Currently, price is showing signs of accumulation within a liquidity zone. If a liquidity grab or stop-hunt occurs inside this area, it could set up for a breakout continuation. A potential area of interest lies around 0.59530 (possible breakout point), with risk managed below 0.59010 if liquidity forms. A longer-term target aligns with the next major resistance zone around 0.60690.

This setup reflects evolving market structure and buyer interest, supported by strengthening fundamentals favoring CAD.

Fundamentals Supporting CAD:
Easing U.S.–China Trade Tensions: Recent comments from U.S. Treasury Secretary Scott Bessent suggested a likely de-escalation of tariff disputes, lifting global risk sentiment and supporting commodity currencies like CAD.

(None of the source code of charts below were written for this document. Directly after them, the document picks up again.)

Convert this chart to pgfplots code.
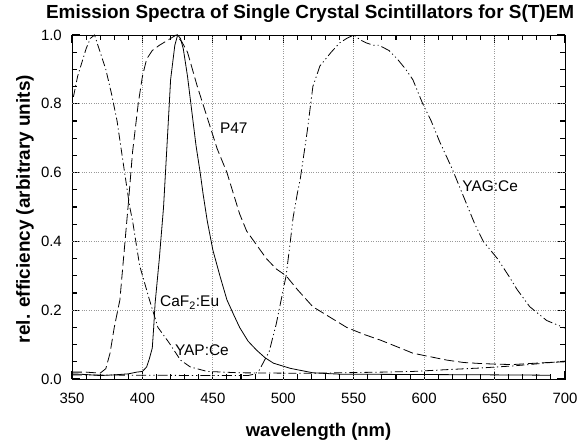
\documentclass[border=0pt]{standalone}
\usepackage{fontspec}
\setmainfont{Liberation Sans}
\usepackage{pgfplots}
\pgfplotsset{compat=1.18}
\begin{document}
\begin{tikzpicture}
% picture frame: 580 x 441, axis box 493 x 344 at (72,35) from top left
\useasboundingbox (-72bp,-62bp) rectangle (508bp,379bp);
\begin{axis}[
  at={(0,0)}, anchor=south west,
  scale only axis, width=493bp, height=344bp,
  xmin=350, xmax=700, ymin=0, ymax=1,
  xtick={350,400,...,700}, ytick={0,0.2,...,1.0},
  minor x tick num=4, minor y tick num=3,
  tick align=inside, xtick pos=both, ytick pos=both,
  major tick length=8bp, minor tick length=5bp,
  every minor tick/.append style={black, solid, line width=1.1pt},
  every major tick/.append style={black, solid, line width=1.1pt},
  axis line style={line width=0.9pt},
  % dotted grid drawn through extra ticks of zero length
  extra x ticks={400,450,...,650}, extra y ticks={0.2,0.4,0.6,0.8},
  extra x tick labels={}, extra y tick labels={},
  extra tick style={grid=major, major tick length=0pt,
    major grid style={black!40, dotted, line width=0.8pt}},
  /pgf/number format/assume math mode=true,
  yticklabel style={/pgf/number format/fixed, /pgf/number format/fixed zerofill,
    /pgf/number format/precision=1, inner sep=0pt, xshift=-10bp},
  xticklabel style={inner sep=0pt, yshift=-14bp, /pgf/number format/1000 sep={}},
  scaled y ticks=false,
  tick label style={font=\fontsize{15}{18}\selectfont},
  title={Emission Spectra of Single Crystal Scintillators for S(T)EM},
  title style={font=\fontsize{19}{22}\selectfont\bfseries, at={(0.483,1.032)}, anchor=base, inner sep=0pt},
  xlabel={wavelength (nm)},
  xlabel style={font=\fontsize{18.5}{22}\selectfont\bfseries, at={(0.5,-0.166)}, anchor=base, inner sep=0pt},
  ylabel={rel. efficiency (arbitrary units)},
  ylabel style={font=\fontsize{19}{22}\selectfont\bfseries, at={(-0.0852,0.494)}, anchor=base, inner sep=0pt},
  clip=true,
]
% YAP:Ce
\addplot[black, line width=0.8pt, dash pattern=on 8bp off 3bp on 1.2bp off 3bp] coordinates {
(351,0.82) (354,0.88) (357,0.92) (360,0.96) (363,0.99) (366,1.0) (370,0.95)
(374,0.90) (378,0.83) (382,0.75) (387,0.61) (391,0.50) (393,0.46) (398,0.33)
(405,0.23) (411,0.15) (419,0.105) (427,0.055) (434,0.035) (446,0.022)
(469,0.018) (500,0.017) (521,0.017) (540,0.018) (570,0.02) (592,0.022)
(615,0.027) (640,0.032) (663,0.038) (680,0.044) (700,0.052)
};
% P47
\addplot[black, line width=0.8pt, dash pattern=on 10bp off 4bp] coordinates {
(350,0.02) (360,0.02) (370,0.017) (374,0.03) (377,0.075) (380,0.15) (384,0.23)
(387,0.37) (390,0.51) (393,0.66) (397,0.80) (400,0.88) (403,0.93) (407,0.955)
(412,0.97) (416,0.98) (420,0.99) (424,1.0) (428,0.98) (432,0.95) (439,0.85)
(446,0.76) (453,0.67) (460,0.60) (469,0.48) (474,0.43) (481,0.39) (488,0.35)
(495,0.32) (502,0.30) (510,0.26) (521,0.21) (533,0.18) (545,0.15) (557,0.13)
(569,0.113) (580,0.095) (592,0.075) (604,0.065) (616,0.055) (628,0.048)
(640,0.045) (652,0.043) (663,0.042) (675,0.045) (688,0.048) (700,0.05)
};
% CaF2:Eu
\addplot[black, line width=0.8pt, solid] coordinates {
(350,0.015) (360,0.013) (370,0.01) (380,0.012) (390,0.015) (396,0.02)
(400,0.022) (403,0.035) (405,0.06) (407,0.09) (408,0.15) (409,0.22)
(412,0.35) (415,0.50) (418,0.72) (420,0.87) (423,0.97) (425,1.0) (427,0.99)
(429,0.96) (432,0.88) (435,0.78) (438,0.68) (441,0.60) (443,0.54) (446,0.46)
(450,0.375) (455,0.30) (460,0.23) (465,0.185) (469,0.15) (475,0.11)
(481,0.084) (487,0.062) (493,0.046) (505,0.031) (521,0.018) (540,0.014)
(600,0.013) (650,0.012) (690,0.011)
};
% YAG:Ce
\addplot[black, line width=0.8pt, dash pattern=on 10bp off 3bp on 1.2bp off 3bp on 1.2bp off 3bp] coordinates {
(350,0.012) (400,0.011) (450,0.01) (475,0.01) (480,0.015) (483,0.026)
(490,0.08) (495,0.16) (499,0.24) (502,0.30) (505,0.40) (507,0.47) (510,0.54)
(512,0.58) (517,0.72) (521,0.85) (526,0.91) (534,0.95) (540,0.977) (545,0.99)
(550,1.0) (555,0.985) (559,0.977) (564,0.97) (568,0.97) (575,0.955)
(581,0.93) (587,0.90) (592,0.87) (599,0.80) (605,0.75) (611,0.69) (620,0.61)
(630,0.51) (636,0.45) (642,0.40) (652,0.35) (660,0.30) (666,0.26) (675,0.21)
(687,0.17) (700,0.148)
};
\begin{scope}[every node/.style={font=\fontsize{15.5}{18}\selectfont, inner sep=0pt, anchor=west}]
\node at (axis cs:455,0.73) {P47};
\node at (axis cs:627,0.56) {YAG:Ce};
\node at (axis cs:412.5,0.222) {CaF\textsubscript{2}:Eu};
\node at (axis cs:423,0.084) {YAP:Ce};
\end{scope}
\end{axis}
\end{tikzpicture}
\end{document}
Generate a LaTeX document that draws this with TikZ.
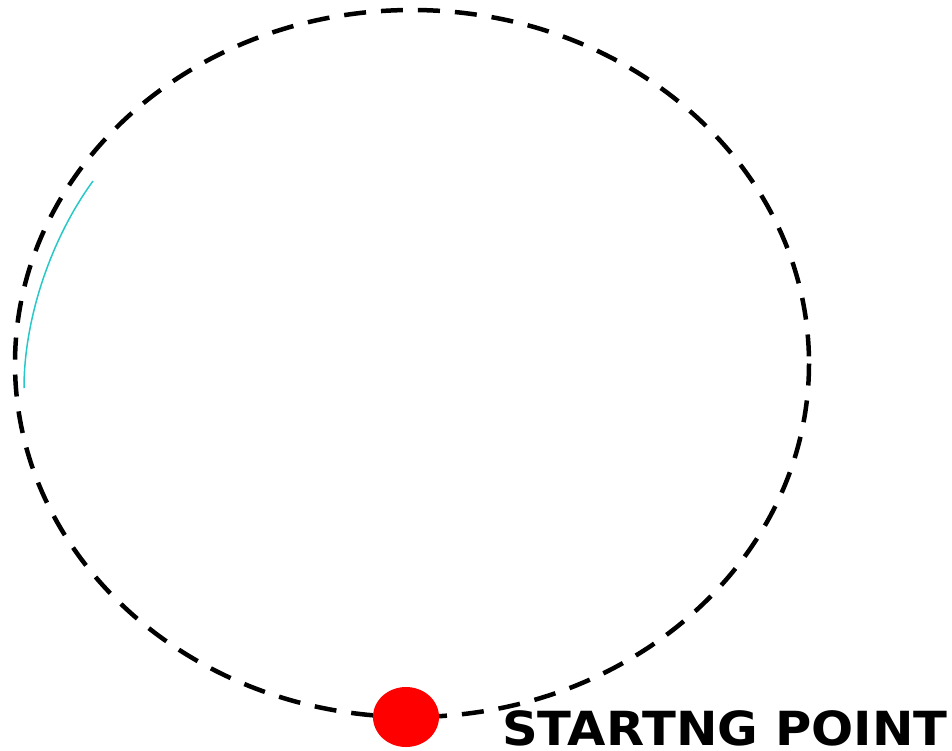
\documentclass[tikz,border=0pt]{standalone}
\usepackage{fontspec}
\newfontfamily\labelfont{DejaVu Sans}
\tikzset{
  orbit/.style={line width=4.5pt, dash pattern=on 22pt off 15pt},
  trail/.style={draw={rgb,255:red,40;green,200;blue,200}, line width=1.5pt},
  startdot/.style={ellipse, fill=red, minimum width=66pt, minimum height=60pt, inner sep=0pt},
  lbl/.style={font=\labelfont\bfseries\fontsize{47}{47}\selectfont, inner sep=0pt, anchor=base west}
}
\usetikzlibrary{shapes.geometric}
\begin{document}
\begin{tikzpicture}[x=1pt,y=-1pt]
\useasboundingbox (0,0) rectangle (952,750);
\draw[orbit] (412,363.5) ellipse [x radius=397, y radius=353.5];
\coordinate (ta) at (93,181);
\coordinate (tb) at (24,388);
\draw[trail] (ta) .. controls (50,240) and (24,320) .. (tb);
\node[startdot] (dot) at (406,717) {};
\node[lbl] (start) at (502,745) {\scalebox{1.055}[1]{STARTNG POINT}};
\end{tikzpicture}
\end{document}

Oil Price Recovery: Oil prices climbed nearly 2% to $64.31 per barrel, reinforcing CAD strength given Canada’s heavy reliance on energy exports.

BoC Policy Stability: The Bank of Canada held its benchmark rate at 2.75% in April 2025, citing external risks but expressing confidence in domestic resilience. This policy stance supports financial stability while remaining responsive to global developments.

Fundamentals Weakening CHF:
Dovish SNB Stance: The Swiss National Bank signaled no rush to tighten policy despite lingering inflation, which undermines CHF’s yield appeal.

Weak Domestic Data: Disappointing Swiss retail sales and declining manufacturing output have raised concerns over economic momentum.

Diminished Safe-Haven Demand: As global risk appetite improves, investor demand for traditional safe-haven currencies like CHF has softened.

📌 Disclaimer:
This is not financial advice. As always, wait for proper confirmation before executing trades. Manage your risk wisely and trade what you see, not what you feel.